What is expected => Isolate every line in the data with the string "seaborn" and copy it.

Data supplied =>

-=-=-=-=-

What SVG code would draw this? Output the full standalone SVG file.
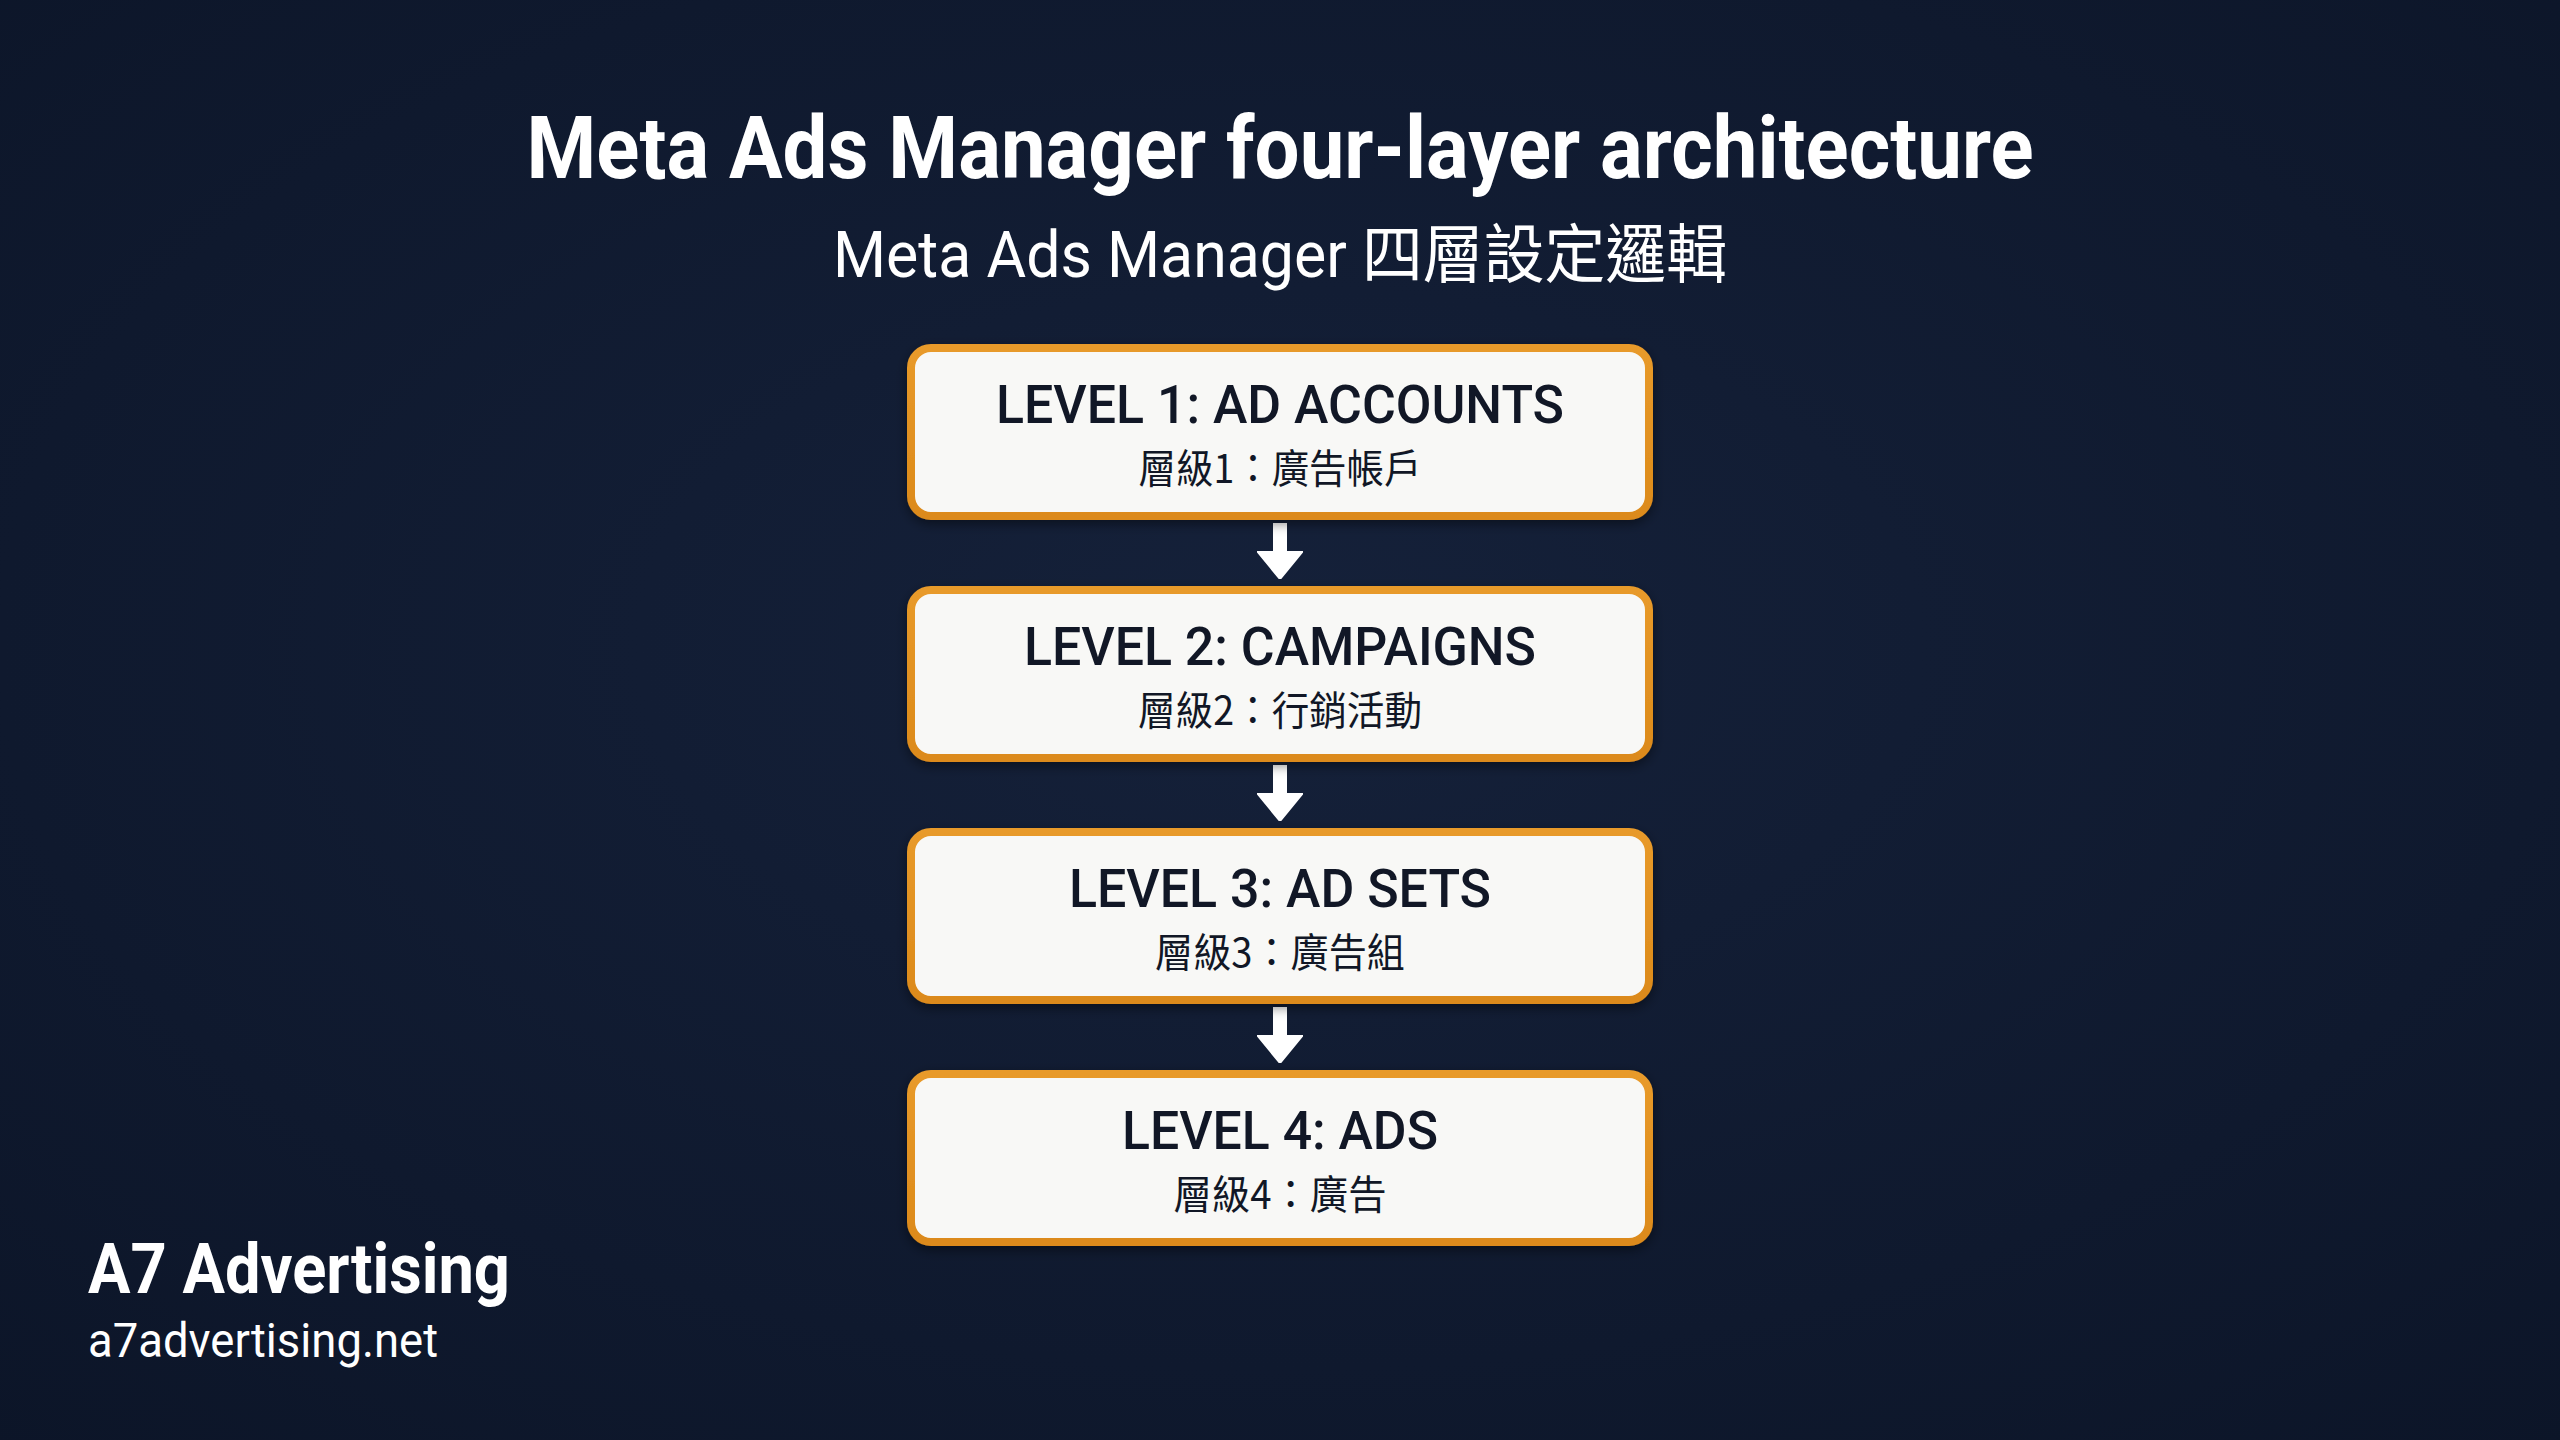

-=-=-=-=-

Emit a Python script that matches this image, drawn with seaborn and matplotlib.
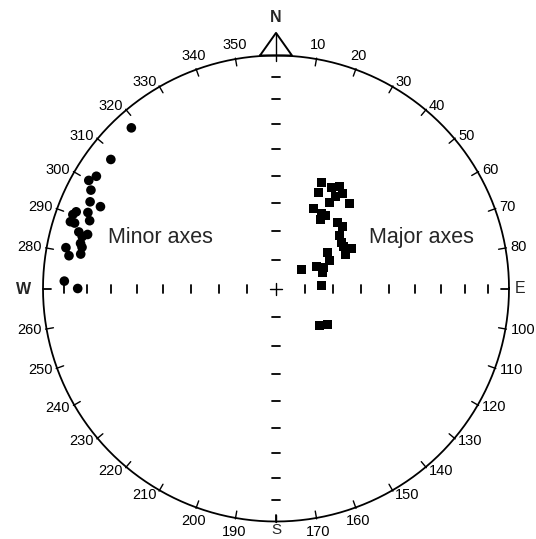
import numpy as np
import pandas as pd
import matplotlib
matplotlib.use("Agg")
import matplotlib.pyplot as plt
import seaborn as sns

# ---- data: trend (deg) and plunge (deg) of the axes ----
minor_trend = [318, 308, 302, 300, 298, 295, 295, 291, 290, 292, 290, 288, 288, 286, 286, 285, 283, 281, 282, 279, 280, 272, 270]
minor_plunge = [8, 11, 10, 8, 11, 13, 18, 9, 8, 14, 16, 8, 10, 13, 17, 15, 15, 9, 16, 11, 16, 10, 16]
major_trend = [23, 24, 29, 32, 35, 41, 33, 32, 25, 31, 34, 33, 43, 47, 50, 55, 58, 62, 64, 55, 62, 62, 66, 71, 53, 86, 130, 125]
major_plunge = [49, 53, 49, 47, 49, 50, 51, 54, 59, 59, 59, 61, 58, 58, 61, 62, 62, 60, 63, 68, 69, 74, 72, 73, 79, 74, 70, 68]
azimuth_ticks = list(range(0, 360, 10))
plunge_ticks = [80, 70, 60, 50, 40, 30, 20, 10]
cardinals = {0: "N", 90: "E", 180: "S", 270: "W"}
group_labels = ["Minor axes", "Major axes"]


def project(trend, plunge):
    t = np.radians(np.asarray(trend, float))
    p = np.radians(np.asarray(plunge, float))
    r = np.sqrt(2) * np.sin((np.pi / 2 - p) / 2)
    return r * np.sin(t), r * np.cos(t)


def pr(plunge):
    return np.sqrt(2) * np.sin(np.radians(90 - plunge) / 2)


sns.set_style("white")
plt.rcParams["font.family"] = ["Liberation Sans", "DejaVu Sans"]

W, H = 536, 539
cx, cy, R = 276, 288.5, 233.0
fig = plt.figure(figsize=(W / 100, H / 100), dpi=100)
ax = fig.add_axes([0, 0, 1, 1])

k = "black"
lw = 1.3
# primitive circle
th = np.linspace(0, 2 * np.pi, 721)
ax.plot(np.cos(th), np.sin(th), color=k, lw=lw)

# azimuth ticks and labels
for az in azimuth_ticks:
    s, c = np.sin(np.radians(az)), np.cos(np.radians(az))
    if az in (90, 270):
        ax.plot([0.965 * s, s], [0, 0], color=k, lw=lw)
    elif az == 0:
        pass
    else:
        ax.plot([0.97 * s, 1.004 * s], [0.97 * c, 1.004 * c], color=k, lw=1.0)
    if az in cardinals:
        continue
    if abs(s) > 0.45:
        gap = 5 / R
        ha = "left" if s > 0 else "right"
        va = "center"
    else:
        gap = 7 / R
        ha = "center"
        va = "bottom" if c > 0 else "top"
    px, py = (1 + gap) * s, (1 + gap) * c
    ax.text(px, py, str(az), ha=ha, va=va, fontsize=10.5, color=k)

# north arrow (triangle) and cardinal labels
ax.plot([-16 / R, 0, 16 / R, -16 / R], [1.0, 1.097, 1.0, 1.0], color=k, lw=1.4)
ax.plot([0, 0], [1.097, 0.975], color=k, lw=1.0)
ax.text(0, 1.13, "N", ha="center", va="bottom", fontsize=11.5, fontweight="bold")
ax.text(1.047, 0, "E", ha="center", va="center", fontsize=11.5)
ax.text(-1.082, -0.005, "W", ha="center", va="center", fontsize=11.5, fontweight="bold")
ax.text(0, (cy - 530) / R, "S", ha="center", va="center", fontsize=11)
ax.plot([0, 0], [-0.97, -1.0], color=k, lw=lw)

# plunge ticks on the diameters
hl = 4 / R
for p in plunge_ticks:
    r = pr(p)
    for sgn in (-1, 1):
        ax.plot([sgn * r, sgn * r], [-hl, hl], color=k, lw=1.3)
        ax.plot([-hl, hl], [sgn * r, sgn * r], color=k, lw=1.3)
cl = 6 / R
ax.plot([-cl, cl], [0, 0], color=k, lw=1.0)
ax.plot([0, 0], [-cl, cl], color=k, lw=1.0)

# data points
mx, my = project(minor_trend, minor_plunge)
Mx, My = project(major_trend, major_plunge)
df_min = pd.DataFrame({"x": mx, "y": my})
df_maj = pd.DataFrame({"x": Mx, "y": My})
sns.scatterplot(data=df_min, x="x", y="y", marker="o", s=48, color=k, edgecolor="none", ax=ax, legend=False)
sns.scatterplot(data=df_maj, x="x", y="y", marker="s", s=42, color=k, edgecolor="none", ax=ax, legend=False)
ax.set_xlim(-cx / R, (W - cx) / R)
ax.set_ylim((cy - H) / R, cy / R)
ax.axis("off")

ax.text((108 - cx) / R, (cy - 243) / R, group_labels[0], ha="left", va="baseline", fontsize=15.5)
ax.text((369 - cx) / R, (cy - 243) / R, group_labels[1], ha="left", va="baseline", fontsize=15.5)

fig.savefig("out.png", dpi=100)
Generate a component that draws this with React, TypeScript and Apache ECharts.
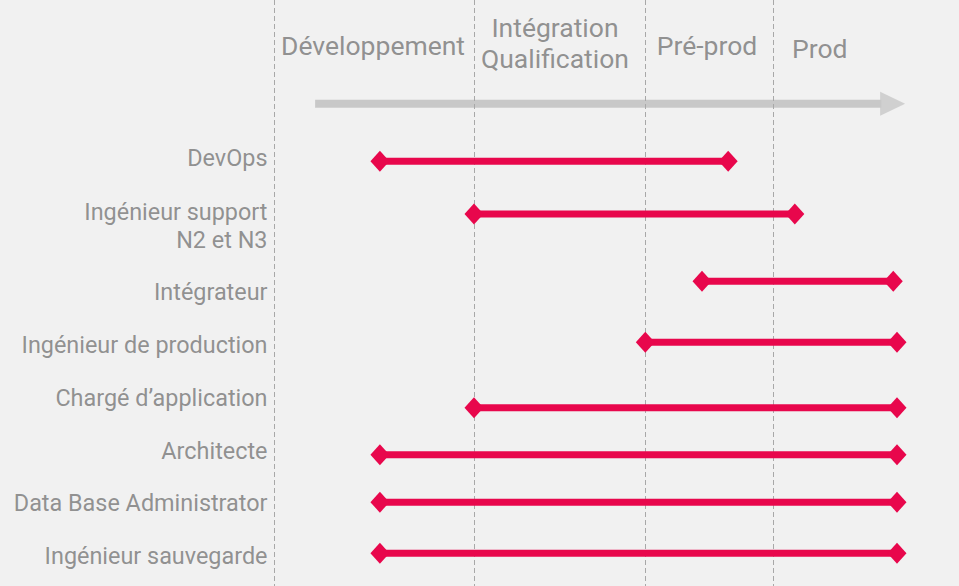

-=-=-=-=-

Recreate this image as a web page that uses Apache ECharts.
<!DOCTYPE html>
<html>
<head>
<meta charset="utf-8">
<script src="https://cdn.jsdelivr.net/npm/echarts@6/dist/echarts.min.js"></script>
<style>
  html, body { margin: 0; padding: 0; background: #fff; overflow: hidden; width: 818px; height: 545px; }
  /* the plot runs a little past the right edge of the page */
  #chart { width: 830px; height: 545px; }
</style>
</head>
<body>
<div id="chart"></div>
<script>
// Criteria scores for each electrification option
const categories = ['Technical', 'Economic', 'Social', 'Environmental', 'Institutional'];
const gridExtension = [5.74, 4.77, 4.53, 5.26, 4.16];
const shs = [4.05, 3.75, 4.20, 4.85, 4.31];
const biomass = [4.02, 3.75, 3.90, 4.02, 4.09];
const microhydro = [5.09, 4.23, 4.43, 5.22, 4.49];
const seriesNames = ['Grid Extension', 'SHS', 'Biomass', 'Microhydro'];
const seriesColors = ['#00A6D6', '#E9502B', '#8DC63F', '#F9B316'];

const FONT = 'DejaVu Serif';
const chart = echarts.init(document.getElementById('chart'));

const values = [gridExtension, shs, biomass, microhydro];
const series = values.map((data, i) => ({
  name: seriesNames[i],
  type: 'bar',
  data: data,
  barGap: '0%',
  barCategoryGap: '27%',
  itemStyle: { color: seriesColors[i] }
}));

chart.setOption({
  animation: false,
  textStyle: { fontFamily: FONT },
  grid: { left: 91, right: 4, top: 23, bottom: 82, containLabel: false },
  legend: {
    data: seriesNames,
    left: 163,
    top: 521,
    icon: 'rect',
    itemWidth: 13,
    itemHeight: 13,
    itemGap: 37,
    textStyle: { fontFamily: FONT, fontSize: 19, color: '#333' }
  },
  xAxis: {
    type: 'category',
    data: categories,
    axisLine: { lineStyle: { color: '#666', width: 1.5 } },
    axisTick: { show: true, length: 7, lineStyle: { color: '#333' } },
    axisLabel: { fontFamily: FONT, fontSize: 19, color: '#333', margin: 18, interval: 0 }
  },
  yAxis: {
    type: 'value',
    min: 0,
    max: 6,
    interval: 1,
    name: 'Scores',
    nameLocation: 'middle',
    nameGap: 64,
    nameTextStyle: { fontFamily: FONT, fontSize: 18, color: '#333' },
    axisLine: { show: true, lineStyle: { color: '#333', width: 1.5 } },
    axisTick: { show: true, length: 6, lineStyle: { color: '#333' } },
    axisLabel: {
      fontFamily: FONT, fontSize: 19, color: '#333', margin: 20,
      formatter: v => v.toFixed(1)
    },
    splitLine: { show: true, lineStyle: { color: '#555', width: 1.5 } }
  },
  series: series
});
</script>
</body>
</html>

-=-=-=-=-

Solution for this problem =>
Emit a Python script that matches this image, drawn with seaborn and matplotlib.
import seaborn as sns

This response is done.